Direct and Rapid Electrochemical Detection of Pseudomonas aeruginosa Quorum Signaling Molecules in Bacterial Cultures and Cystic Fibrosis Sputum Samples through Cationic Surfactant‐Assisted Membrane Disruption

Rapid detection of pathogenic bacteria present in patient samples is of utmost importance for the clinical management of bacterial‐induced diseases. Herein, we describe an efficient and direct electrochemical approach for the detection of 2‐heptyl‐3‐hydroxy‐4‐quinolone (PQS), 2‐heptyl‐4‐hydroxyquinoline (HHQ), and pyocyanin (PYO) as a molecular signature of Pseudomonas aeruginosa (PA), a frequently infecting pathogen with high antibiotic resistance. The cationic surfactant hexadecyltrimethylammonium bromide (CTAB) enhances the effectiveness of an unmodified thin‐film boron‐doped diamond (BDD) electrode for the direct detection of PYO, HHQ, and PQS in bacterial cultures of PAO1 and PA14. Differential pulse voltammetry (DPV) is then used to monitor the production of these microbial metabolites in bacterial cultures of PAO1 over 10 h without any sample pretreatment.
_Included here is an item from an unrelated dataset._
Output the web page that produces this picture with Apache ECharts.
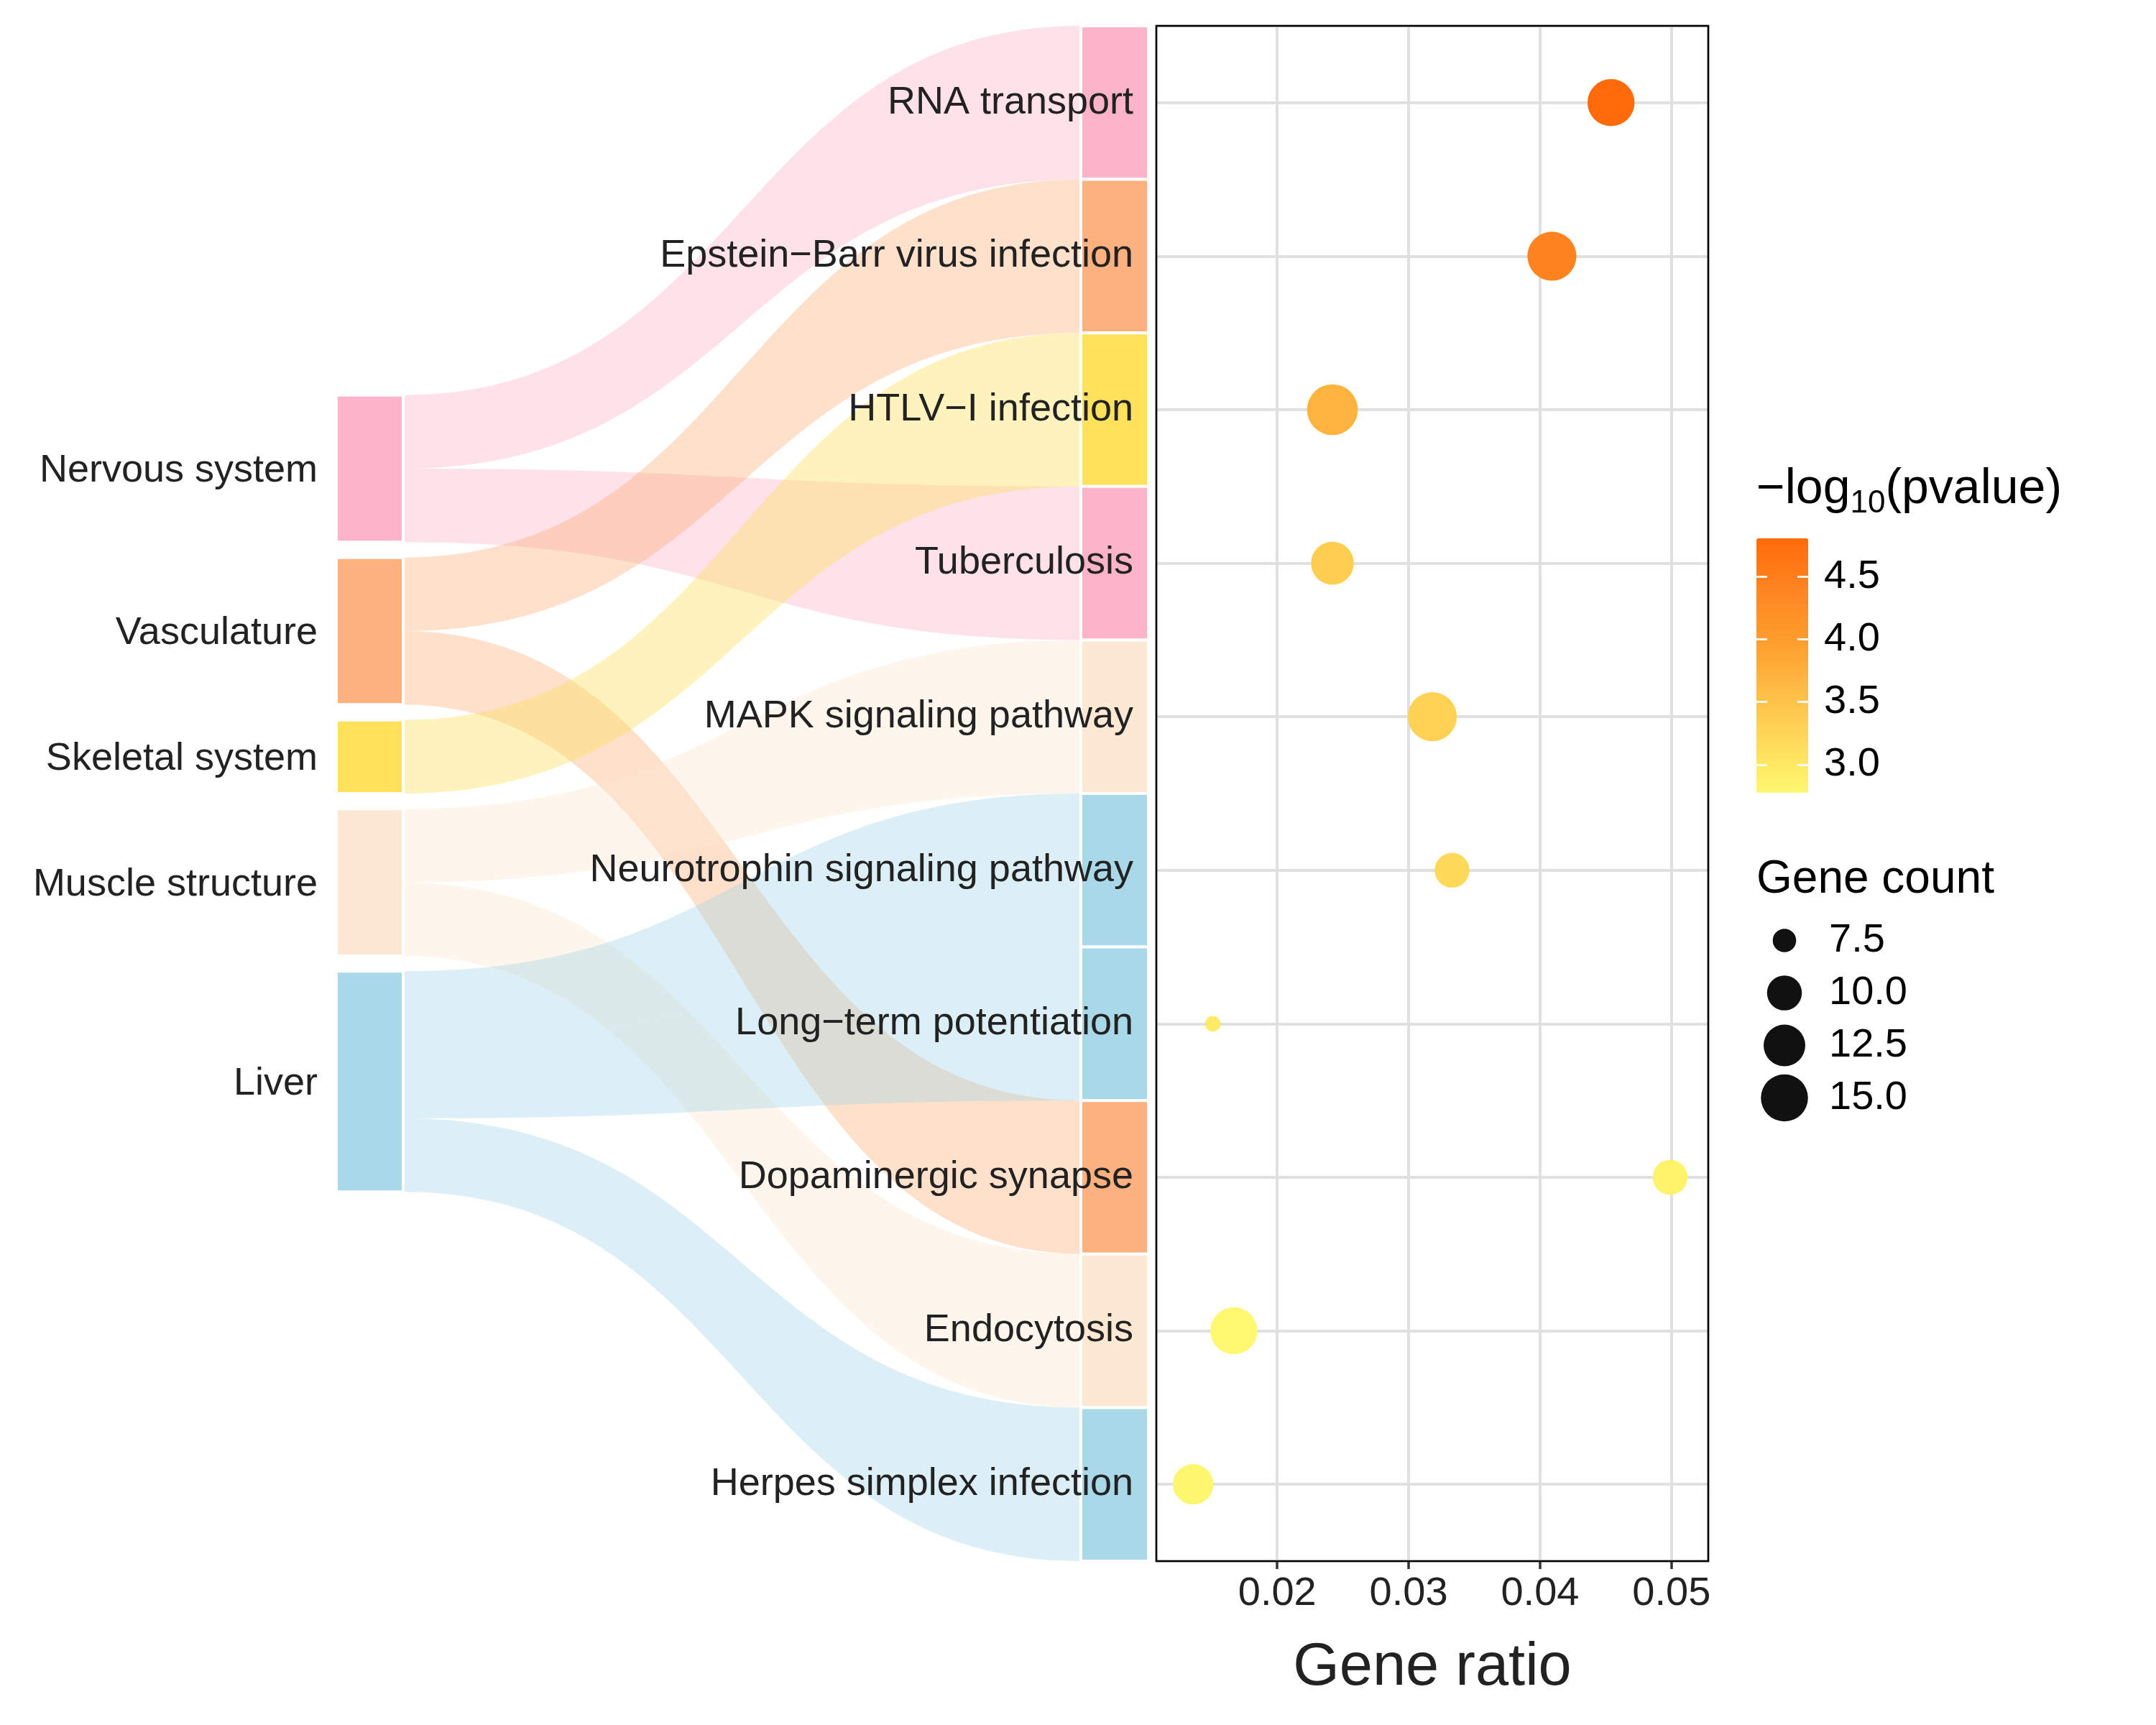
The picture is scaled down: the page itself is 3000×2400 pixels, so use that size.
<!DOCTYPE html>
<html>
<head>
<meta charset="utf-8">
<script src="https://cdn.jsdelivr.net/npm/echarts@6/dist/echarts.min.js"></script>
<style>
html,body{margin:0;padding:0;background:#ffffff;}
#chart{width:3000px;height:2400px;}
</style>
</head>
<body>
<div id="chart"></div>
<script>
// ---------------- data ----------------
const pathways = ['RNA transport', 'Epstein\u2212Barr virus infection', 'HTLV\u2212I infection', 'Tuberculosis',
  'MAPK signaling pathway', 'Neurotrophin signaling pathway', 'Long\u2212term potentiation',
  'Dopaminergic synapse', 'Endocytosis', 'Herpes simplex infection'];
const pathwaySystem = ['Nervous system', 'Vasculature', 'Skeletal system', 'Nervous system',
  'Muscle structure', 'Liver', 'Liver', 'Vasculature', 'Muscle structure', 'Liver'];
const systems = ['Nervous system', 'Vasculature', 'Skeletal system', 'Muscle structure', 'Liver'];
const systemColors = ['#FDB3C8', '#FDB17E', '#FFE15B', '#FCE8D3', '#A9D8E8'];
const geneRatio = [0.0454, 0.0409, 0.0242, 0.0242, 0.0318, 0.0333, 0.0151, 0.0499, 0.0167, 0.0136];
const negLog10P = [4.806, 4.40, 3.70, 3.35, 3.30, 3.20, 2.95, 2.85, 2.776, 2.80];
const geneCount = [15, 16, 17, 13, 16, 10, 7, 10, 15, 12];
const ratioTicks = [0.02, 0.03, 0.04, 0.05];
const pTicks = [3.0, 3.5, 4.0, 4.5];
const countBreaks = [7.5, 10.0, 12.5, 15.0];

// ---------------- helpers / layout ----------------
const FONT = "'Liberation Sans', Arial, Helvetica, sans-serif";
const TEXT = '#222222';
const L_NODE_W = 0.0823;     // fraction of sankey grid width
const R_NODE_X = 0.9168;
const LEFT_UNIT = 0.479;     // left column height per pathway (in pathway-row units)
const LEFT_GAP = 0.10;
const CURV = 0.5;

function rgba(hex, a) {
  const n = parseInt(hex.slice(1), 16);
  return 'rgba(' + ((n >> 16) & 255) + ',' + ((n >> 8) & 255) + ',' + (n & 255) + ',' + a + ')';
}
const cMin = Math.min.apply(null, geneCount), cMax = Math.max.apply(null, geneCount);
const SIZE_RANGE = [21.6, 70.7];
function sizeOf(c) {
  const t = Math.max(0, (c - cMin) / (cMax - cMin));
  return SIZE_RANGE[0] + (SIZE_RANGE[1] - SIZE_RANGE[0]) * Math.sqrt(t);
}

// left node extents (derived from how many pathways each system feeds)
const sysCounts = systems.map(s => pathwaySystem.filter(p => p === s).length);
const span = sysCounts.reduce((a, b) => a + b, 0) * LEFT_UNIT + (systems.length - 1) * LEFT_GAP;
let cursor = (pathways.length - span) / 2;
const leftNodes = systems.map((s, i) => {
  const y0 = cursor, y1 = cursor + sysCounts[i] * LEFT_UNIT;
  cursor = y1 + LEFT_GAP;
  return [y0, y1, i];
});
const used = {};
const flows = pathways.map((p, i) => {
  const si = systems.indexOf(pathwaySystem[i]);
  const k = used[si] || 0; used[si] = k + 1;
  const y0 = leftNodes[si][0] + k * LEFT_UNIT;
  return [y0, y0 + LEFT_UNIT, i, i + 1, si];
});
flows.sort((a, b) => a[4] - b[4]);
const rightNodes = pathways.map((p, i) => [i, i + 1, systems.indexOf(pathwaySystem[i])]);

const scatterData = pathways.map((p, i) => [geneRatio[i], i, negLog10P[i], geneCount[i]]);
const legendData = countBreaks.map((c, i) => [0.5, i, c]);

const chart = echarts.init(document.getElementById('chart'), null, {renderer: 'canvas'});
const option = {
  backgroundColor: '#ffffff',
  animation: false,
  textStyle: {fontFamily: FONT},
  title: [
    {
      text: '{m|\u2212log}{s|10}{m|(pvalue)}',
      left: 2444, top: 647, padding: 0,
      textStyle: {
        rich: {
          m: {fontSize: 68, lineHeight: 68, fontFamily: FONT, color: '#000', fontWeight: 'normal', verticalAlign: 'top'},
          s: {fontSize: 44, lineHeight: 44, fontFamily: FONT, color: '#000', fontWeight: 'normal', verticalAlign: 'top', padding: [32, 0, 0, 0]}
        }
      }
    },
    {
      text: 'Gene count', left: 2444, top: 1192, padding: 0,
      textStyle: {fontSize: 64, fontWeight: 'normal', color: '#000', fontFamily: FONT}
    }
  ],
  grid: [
    {left: 1609, top: 36, width: 768, height: 2136, show: true, z: 5,
      backgroundColor: 'transparent', borderColor: '#000', borderWidth: 2.7},
    {left: 468, top: 36, width: 1130, height: 2136},
    {left: 2443, top: 1272, width: 80, height: 292},
    {left: 2444, top: 749, width: 72, height: 354}
  ],
  xAxis: [
    {
      gridIndex: 0, type: 'value', min: 0.0108, max: 0.0528, splitNumber: 4, position: 'bottom',
      axisLine: {show: false, onZero: false},
      axisTick: {show: true, length: 11, customValues: ratioTicks, lineStyle: {color: '#333', width: 3.5}},
      axisLabel: {customValues: ratioTicks,
        formatter: v => v.toFixed(2), fontSize: 56, color: TEXT, margin: 18, fontFamily: FONT},
      splitLine: {show: true, lineStyle: {color: '#E0E0E0', width: 4}},
      name: 'Gene ratio', nameLocation: 'middle', nameGap: 108,
      nameTextStyle: {fontSize: 83, color: TEXT, fontFamily: FONT}
    },
    {gridIndex: 1, type: 'value', min: 0, max: 1, show: false},
    {gridIndex: 2, type: 'value', min: 0, max: 1, show: false},
    {gridIndex: 3, type: 'value', min: 0, max: 1, show: false}
  ],
  yAxis: [
    {
      gridIndex: 0, type: 'value', min: -0.5, max: 9.5, splitNumber: 10, inverse: true,
      axisLine: {show: false, onZero: false}, axisTick: {show: false},
      axisLabel: {formatter: v => (Number.isInteger(v) && pathways[v]) ? pathways[v] : '',
        fontSize: 54, color: TEXT, margin: 32, fontFamily: FONT, padding: [6, 0, 0, 0]},
      splitLine: {show: true, lineStyle: {color: '#E0E0E0', width: 4}}
    },
    {gridIndex: 1, type: 'value', min: 0, max: 10, inverse: true, show: false},
    {
      gridIndex: 2, type: 'category', inverse: true, position: 'right',
      data: countBreaks.map(c => c.toFixed(1)),
      axisLine: {show: false, onZero: false}, axisTick: {show: false}, splitLine: {show: false},
      axisLabel: {fontSize: 56, color: '#000', margin: 22, fontFamily: FONT}
    },
    {
      gridIndex: 3, type: 'value', min: 2.776, max: 4.806, position: 'right', z: 10,
      axisLine: {show: false, onZero: false}, splitLine: {show: false},
      axisTick: {show: true, inside: true, length: 15, customValues: pTicks, lineStyle: {color: '#ffffff', width: 2.7}},
      axisLabel: {customValues: pTicks,
        formatter: v => v.toFixed(1), fontSize: 56, color: '#000', margin: 22, fontFamily: FONT}
    },
    {
      gridIndex: 3, type: 'value', min: 2.776, max: 4.806, position: 'left', z: 10,
      axisLine: {show: false, onZero: false}, splitLine: {show: false},
      axisTick: {show: true, inside: true, length: 15, customValues: pTicks, lineStyle: {color: '#ffffff', width: 2.7}},
      axisLabel: {show: false}
    }
  ],
  visualMap: {
    type: 'continuous', seriesIndex: 0, dimension: 2,
    min: 2.776, max: 4.806, orient: 'vertical',
    left: 2444, top: 749, itemWidth: 72, itemHeight: 354,
    calculable: false, padding: 0, showLabel: false, hoverLink: false,
    inRange: {color: ['#FFF870', '#FFDA5A', '#FEBC45', '#FE9D2D', '#FF8420', '#FF6B0A']}
  },
  series: [
    {
      type: 'scatter', xAxisIndex: 0, yAxisIndex: 0, z: 3,
      data: scatterData,
      symbol: 'circle',
      symbolSize: v => sizeOf(v[3]),
      itemStyle: {opacity: 1},
      emphasis: {disabled: true}
    },
    {
      type: 'custom', xAxisIndex: 1, yAxisIndex: 1, z: -2, clip: false,
      silent: true,
      data: flows,
      renderItem: function (params, api) {
        const ly0 = api.value(0), ly1 = api.value(1), ry0 = api.value(2), ry1 = api.value(3), si = api.value(4);
        const a0 = api.coord([L_NODE_W, ly0]), a1 = api.coord([L_NODE_W, ly1]);
        const b0 = api.coord([R_NODE_X, ry0]), b1 = api.coord([R_NODE_X, ry1]);
        const xa = a0[0], xb = b0[0], dx = xb - xa;
        const c1 = xa + dx * CURV, c2 = xb - dx * CURV;
        const d = 'M' + xa + ' ' + a0[1] +
          ' C' + c1 + ' ' + a0[1] + ' ' + c2 + ' ' + b0[1] + ' ' + xb + ' ' + b0[1] +
          ' L' + xb + ' ' + b1[1] +
          ' C' + c2 + ' ' + b1[1] + ' ' + c1 + ' ' + a1[1] + ' ' + xa + ' ' + a1[1] + ' Z';
        return {type: 'path', shape: {pathData: d}, style: {fill: rgba(systemColors[si], 0.4)}};
      }
    },
    {
      type: 'custom', xAxisIndex: 1, yAxisIndex: 1, z: -1, clip: false,
      silent: true,
      data: leftNodes,
      renderItem: function (params, api) {
        const y0 = api.value(0), y1 = api.value(1), ci = api.value(2);
        const p0 = api.coord([0, y0]), p1 = api.coord([L_NODE_W, y1]);
        return {
          type: 'group', children: [
            {type: 'rect', shape: {x: p0[0], y: p0[1], width: p1[0] - p0[0], height: p1[1] - p0[1]},
              style: {fill: systemColors[ci], stroke: '#fff', lineWidth: 4}},
            {type: 'text', style: {text: systems[ci], x: p0[0] - 26, y: (p0[1] + p1[1]) / 2 + 3,
              align: 'right', verticalAlign: 'middle', fill: TEXT, fontSize: 54, fontFamily: FONT}}
          ]
        };
      }
    },
    {
      type: 'custom', xAxisIndex: 1, yAxisIndex: 1, z: -1, clip: false,
      silent: true,
      data: rightNodes,
      renderItem: function (params, api) {
        const y0 = api.value(0), y1 = api.value(1), ci = api.value(2);
        const p0 = api.coord([R_NODE_X, y0]), p1 = api.coord([1, y1]);
        return {type: 'rect', shape: {x: p0[0], y: p0[1], width: p1[0] - p0[0], height: p1[1] - p0[1]},
          style: {fill: systemColors[ci], stroke: '#fff', lineWidth: 4}};
      }
    },
    {
      type: 'scatter', xAxisIndex: 2, yAxisIndex: 2,
      data: legendData, symbol: 'circle',
      symbolSize: v => sizeOf(v[2]),
      itemStyle: {color: '#111111', opacity: 1},
      silent: true
    }
  ]
};
chart.setOption(option);
</script>
</body>
</html>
A proposed mechanism for the interaction of CTAB with bacteria cells is examined by zeta (ζ) potential measurements. Furthermore, the detection method is successfully extended to a clinical fluid matrix and applied to PA spiked cystic fibrosis (CF) sputum samples. Membrane disruption of bacteria: The differential pulse voltammetry (DPV) is used to detect the Pseudomonas aeruginosa signaling molecules after membrane disruption by the cationic surfactant. The method is applied to detect 2‐heptyl‐3‐hydroxy‐4‐quinolone (PQS), 2‐heptyl‐4‐hydroxyquinoline (HHQ), and pyocyanin (PYO) in clinical sputum sample of cystic fibrosis (CF) spiked with bacterial culture PAO1 (see picture).